A opinião de ...

Será que rezamos a um Deus que não conhecemos?

Permiti que faça esta reflexão convosco, pois há uns dias que a faço a mim mesmo. É certo que vivemos um período conturbado, repleto de incertezas, de dúvidas e de medos, mas não podemos perder o equilíbrio exigido e necessário. Parece que estamos numa vivência de extremos com linguagens, respostas e comunicações de igual extremismo. Passo a explicar: basta ligarmos a TV para sermos inundados com informação que incita ao medo e à desesperança. Temos aqui a visão mais negativa do problema. Por outro lado, vemos campanhas e vídeos motivacionais que seguem o mesmo padrão: incitam ao desleixo pelos cuidados de saúde, tornam leviano o problema e incutem um optimismo falso, sem um sentido da realidade e sem espelhar a autêntica esperança. Quem de nós não recebeu já pelas redes sociais as ditas “correntes de oração”? Vejam bem que, algumas mensagens, até ameaçam com o infortúnio para aquele que não partilhar a dita corrente!

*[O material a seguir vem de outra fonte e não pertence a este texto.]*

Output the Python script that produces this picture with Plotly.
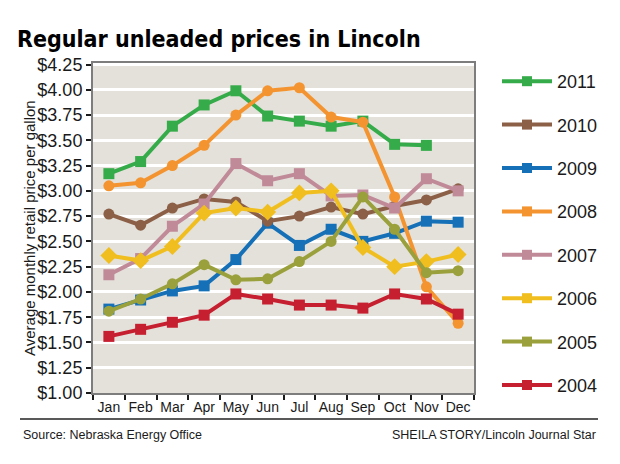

A este propósito, o comediante Ricardo de Araújo Pereira, na sua sagacidade tão própria, fez um sketch (um esboço) sobre o que os cartomantes – os ditos arautos e profetas da verdade – disseram no início deste ano de 2020. Uns afirmavam que ia ser o melhor ano, outros que seria um ano de sucessos, e assim sucessivamente. O sagaz comediante termina com ironia: terá havido alguma conspiração cómica? Eis o expoente do ridículo e do endeusamento.
Caros irmãos e amigos, na vida não há magicismos ou fórmulas mágicas para isto ou para aquilo; na vida há resiliência, instinto de sobrevivência e de cooperação, há abnegação e doação pelo outro, há transcendência e dom. Confesso que gostaria de saber quem estará por detrás destas ditas correntes de oração. Mas o que me inquieta profundamente é que sejam os católicos a partilha-las uns com os outros. Já me aborrece receber tanta mensagem dessas e com algumas ameaças de sorte e de infortúnio! Desculpem a franqueza: parem pff com isso! Afinal rezamos a quem?
Sim, algumas perguntas devem ser colocadas: o que é rezar? Rezamos a uma coisa ou a Alguém? Será que não rezamos a Quem não conhecemos? Estas e outras perguntas devem ser feitas a cada um de nós.
Como vemos nestes exemplos, falta o real equilíbrio que nos provém da fundamentação da Fé. A Fé sustenta, serena e dá sentido. É fácil cair na extremidade dos polos, mas isso não é – e nunca será – saudável. Por isso, as perguntas que vos partilhei são questões que me têm assolado nestes dias. Dá a sensação que rezamos a quem não conhecemos, pois se O conhecêssemos não faríamos e não teríamos estes comportamentos e posturas.
Permitam que faça este desabafo: será que nos dispomos – ao menos – a escutar o que os outros dizem d´Ele? De ouvir o que a Santa Igreja diz? Não posso dizer que conheço fulano se não procurar ouvir o que dizem dele e se não privar o mínimo com ele. Ora, nesta ordem de razão, também não posso dizer que O conheço se não ouvir o que dizem d’Ele e se não privar com Ele. Caros amigos, a isto chama-se relação! Só no encontro se gera relação: e sem relação não há conhecimento, e sem conhecimento não há verdade, e sem verdade não há amor.
Rezar pode até não mudar o mundo, mas muda certamente o coração, enche-nos de paz e de amor. E na nossa mudança, mudamos o mundo. Não nos esqueçamos nunca: quando rezamos fazemos sempre parte da solução! E é por isso que, nos tempos actuais, nos faltam estórias e histórias de amor, mas sobre o amor falaremos na próxima reflexão.